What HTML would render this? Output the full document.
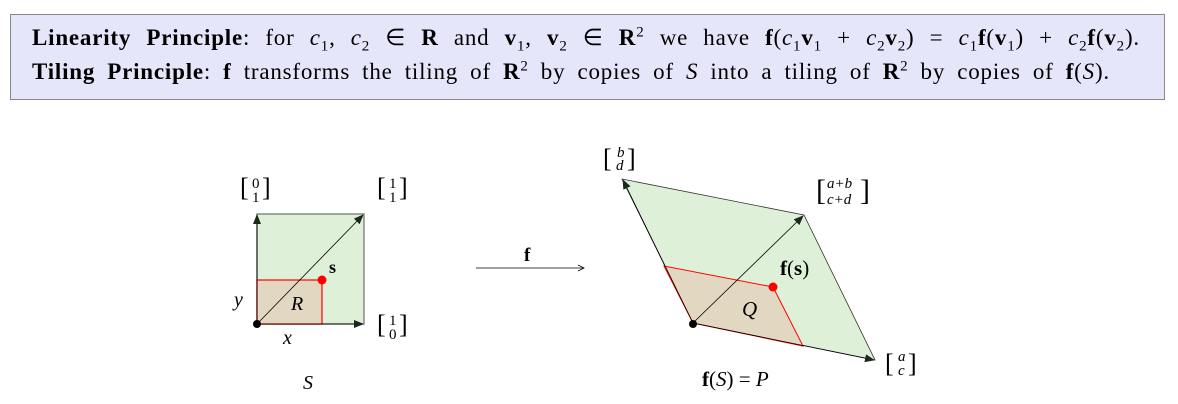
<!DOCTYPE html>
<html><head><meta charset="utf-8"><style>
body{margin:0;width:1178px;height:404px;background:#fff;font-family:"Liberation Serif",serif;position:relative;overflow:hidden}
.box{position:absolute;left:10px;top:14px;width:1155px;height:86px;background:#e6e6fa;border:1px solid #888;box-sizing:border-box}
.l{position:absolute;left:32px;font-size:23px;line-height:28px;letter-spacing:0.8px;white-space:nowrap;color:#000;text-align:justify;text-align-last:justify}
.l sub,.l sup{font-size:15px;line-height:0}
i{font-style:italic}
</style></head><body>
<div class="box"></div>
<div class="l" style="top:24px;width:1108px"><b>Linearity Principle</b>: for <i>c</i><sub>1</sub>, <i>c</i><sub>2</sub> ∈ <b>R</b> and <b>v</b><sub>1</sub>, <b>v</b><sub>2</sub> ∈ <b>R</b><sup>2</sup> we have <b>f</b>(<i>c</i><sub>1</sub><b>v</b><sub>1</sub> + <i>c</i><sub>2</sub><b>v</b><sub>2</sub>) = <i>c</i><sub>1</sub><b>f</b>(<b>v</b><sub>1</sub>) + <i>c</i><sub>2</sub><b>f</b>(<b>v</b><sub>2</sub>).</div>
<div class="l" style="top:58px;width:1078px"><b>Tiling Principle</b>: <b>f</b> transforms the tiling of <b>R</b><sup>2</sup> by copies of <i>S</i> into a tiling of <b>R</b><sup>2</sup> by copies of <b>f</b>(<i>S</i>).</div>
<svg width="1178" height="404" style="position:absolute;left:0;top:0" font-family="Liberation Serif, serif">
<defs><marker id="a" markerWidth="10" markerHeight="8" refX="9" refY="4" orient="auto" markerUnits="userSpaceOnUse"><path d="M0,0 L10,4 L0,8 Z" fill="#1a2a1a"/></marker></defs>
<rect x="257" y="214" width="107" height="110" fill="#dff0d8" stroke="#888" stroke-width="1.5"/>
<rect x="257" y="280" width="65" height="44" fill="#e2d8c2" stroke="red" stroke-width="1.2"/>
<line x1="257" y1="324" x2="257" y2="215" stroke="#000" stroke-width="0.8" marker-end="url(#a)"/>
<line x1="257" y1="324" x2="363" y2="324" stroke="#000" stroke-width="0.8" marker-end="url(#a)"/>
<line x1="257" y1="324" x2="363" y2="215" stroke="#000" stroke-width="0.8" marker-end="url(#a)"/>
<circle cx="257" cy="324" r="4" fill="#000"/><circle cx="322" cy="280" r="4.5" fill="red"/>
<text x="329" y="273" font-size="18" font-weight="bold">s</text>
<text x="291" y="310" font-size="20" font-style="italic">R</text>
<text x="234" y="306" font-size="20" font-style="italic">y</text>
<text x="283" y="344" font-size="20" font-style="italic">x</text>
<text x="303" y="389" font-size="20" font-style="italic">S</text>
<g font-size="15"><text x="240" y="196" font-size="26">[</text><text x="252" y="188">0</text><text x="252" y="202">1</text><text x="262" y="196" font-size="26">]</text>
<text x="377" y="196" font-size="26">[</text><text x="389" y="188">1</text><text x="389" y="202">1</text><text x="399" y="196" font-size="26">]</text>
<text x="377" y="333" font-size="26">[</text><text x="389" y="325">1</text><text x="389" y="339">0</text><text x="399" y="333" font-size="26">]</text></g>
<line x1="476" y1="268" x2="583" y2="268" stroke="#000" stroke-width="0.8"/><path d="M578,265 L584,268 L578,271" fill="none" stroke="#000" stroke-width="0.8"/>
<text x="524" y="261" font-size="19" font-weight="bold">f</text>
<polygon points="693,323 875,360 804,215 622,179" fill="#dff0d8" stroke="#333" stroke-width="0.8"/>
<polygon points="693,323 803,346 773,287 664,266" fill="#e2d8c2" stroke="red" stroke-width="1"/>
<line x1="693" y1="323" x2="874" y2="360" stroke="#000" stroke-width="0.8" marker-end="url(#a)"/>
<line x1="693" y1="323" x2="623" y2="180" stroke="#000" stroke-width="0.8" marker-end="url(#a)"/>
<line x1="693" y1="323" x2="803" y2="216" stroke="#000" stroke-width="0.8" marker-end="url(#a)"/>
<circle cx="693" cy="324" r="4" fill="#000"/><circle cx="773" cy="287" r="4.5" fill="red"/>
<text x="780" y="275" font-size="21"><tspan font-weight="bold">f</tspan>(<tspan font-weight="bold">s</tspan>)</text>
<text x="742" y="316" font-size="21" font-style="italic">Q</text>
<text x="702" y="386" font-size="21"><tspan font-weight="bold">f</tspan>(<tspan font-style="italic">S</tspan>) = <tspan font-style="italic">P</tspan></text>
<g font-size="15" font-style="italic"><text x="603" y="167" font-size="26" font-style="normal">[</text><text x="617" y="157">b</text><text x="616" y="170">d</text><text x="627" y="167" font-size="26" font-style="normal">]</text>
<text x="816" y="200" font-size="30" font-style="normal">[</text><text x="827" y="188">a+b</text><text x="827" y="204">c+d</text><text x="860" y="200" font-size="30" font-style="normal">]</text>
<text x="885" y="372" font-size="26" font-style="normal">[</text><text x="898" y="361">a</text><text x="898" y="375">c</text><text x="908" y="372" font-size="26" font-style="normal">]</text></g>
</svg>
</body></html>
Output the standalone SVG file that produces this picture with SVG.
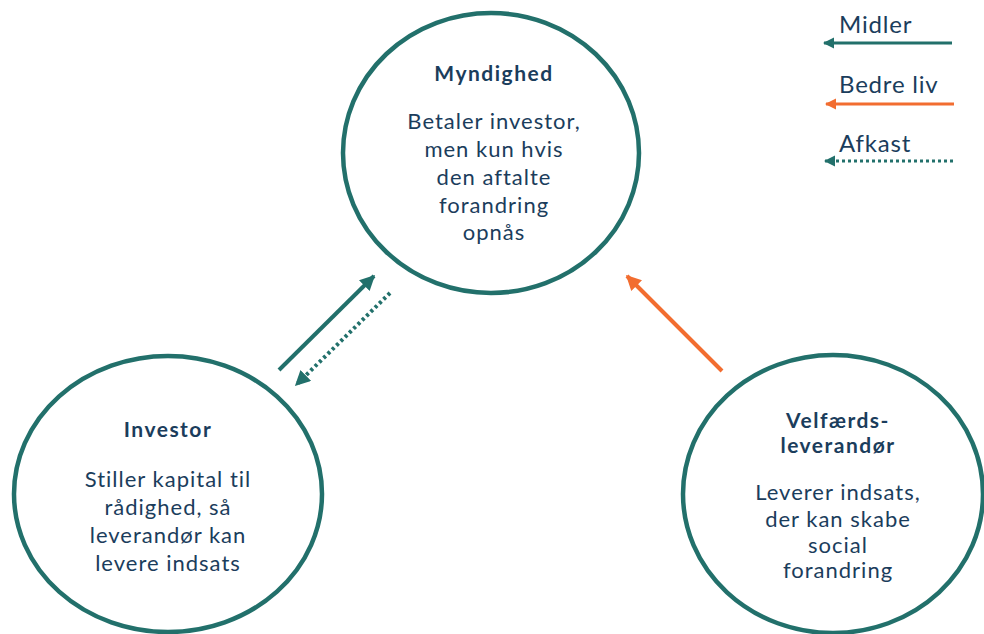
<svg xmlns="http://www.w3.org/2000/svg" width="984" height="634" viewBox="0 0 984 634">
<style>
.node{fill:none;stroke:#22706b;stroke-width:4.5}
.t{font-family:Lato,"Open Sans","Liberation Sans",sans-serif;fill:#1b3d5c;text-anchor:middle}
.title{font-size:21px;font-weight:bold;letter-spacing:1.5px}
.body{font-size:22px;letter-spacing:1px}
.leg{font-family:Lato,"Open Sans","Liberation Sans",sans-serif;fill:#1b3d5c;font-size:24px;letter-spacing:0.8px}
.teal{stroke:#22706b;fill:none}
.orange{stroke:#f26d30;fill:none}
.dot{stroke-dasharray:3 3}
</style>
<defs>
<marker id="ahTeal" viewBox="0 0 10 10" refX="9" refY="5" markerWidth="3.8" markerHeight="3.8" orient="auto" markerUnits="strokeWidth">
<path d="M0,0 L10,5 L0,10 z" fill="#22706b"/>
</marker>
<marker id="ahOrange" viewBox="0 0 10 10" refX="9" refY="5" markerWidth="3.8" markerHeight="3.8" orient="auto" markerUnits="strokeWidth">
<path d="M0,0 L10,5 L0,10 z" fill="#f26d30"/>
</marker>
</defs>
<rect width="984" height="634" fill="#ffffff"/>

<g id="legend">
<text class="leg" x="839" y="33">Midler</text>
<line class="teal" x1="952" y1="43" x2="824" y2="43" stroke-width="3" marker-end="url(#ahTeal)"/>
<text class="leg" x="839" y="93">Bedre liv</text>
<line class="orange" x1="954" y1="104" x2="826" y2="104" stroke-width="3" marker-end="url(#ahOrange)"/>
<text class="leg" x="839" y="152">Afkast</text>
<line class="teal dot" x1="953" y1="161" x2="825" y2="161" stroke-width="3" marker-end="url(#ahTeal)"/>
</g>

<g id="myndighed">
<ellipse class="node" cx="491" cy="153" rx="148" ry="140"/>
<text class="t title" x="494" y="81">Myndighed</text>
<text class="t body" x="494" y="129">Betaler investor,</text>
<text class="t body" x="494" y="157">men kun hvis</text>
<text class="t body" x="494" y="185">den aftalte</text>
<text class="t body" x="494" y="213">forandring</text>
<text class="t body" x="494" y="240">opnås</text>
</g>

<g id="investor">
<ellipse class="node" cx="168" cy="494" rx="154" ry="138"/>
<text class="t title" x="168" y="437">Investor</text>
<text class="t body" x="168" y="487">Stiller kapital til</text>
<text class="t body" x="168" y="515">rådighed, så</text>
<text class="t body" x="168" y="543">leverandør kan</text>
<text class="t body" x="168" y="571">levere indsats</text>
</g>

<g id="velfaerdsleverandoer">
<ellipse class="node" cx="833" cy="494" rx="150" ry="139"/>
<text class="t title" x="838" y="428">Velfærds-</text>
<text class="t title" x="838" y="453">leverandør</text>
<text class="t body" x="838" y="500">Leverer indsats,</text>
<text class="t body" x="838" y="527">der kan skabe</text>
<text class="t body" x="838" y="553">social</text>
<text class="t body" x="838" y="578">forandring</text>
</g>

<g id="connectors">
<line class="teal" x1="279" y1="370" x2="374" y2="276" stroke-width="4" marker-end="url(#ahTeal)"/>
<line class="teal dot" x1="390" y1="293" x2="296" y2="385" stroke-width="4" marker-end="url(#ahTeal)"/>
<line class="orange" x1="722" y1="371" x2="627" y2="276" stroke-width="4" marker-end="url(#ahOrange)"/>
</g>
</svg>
_ _ _
**Stated exercise**
What is the number of lines above that contain "Output"? Answer with that number only.

**Exercise answer**
2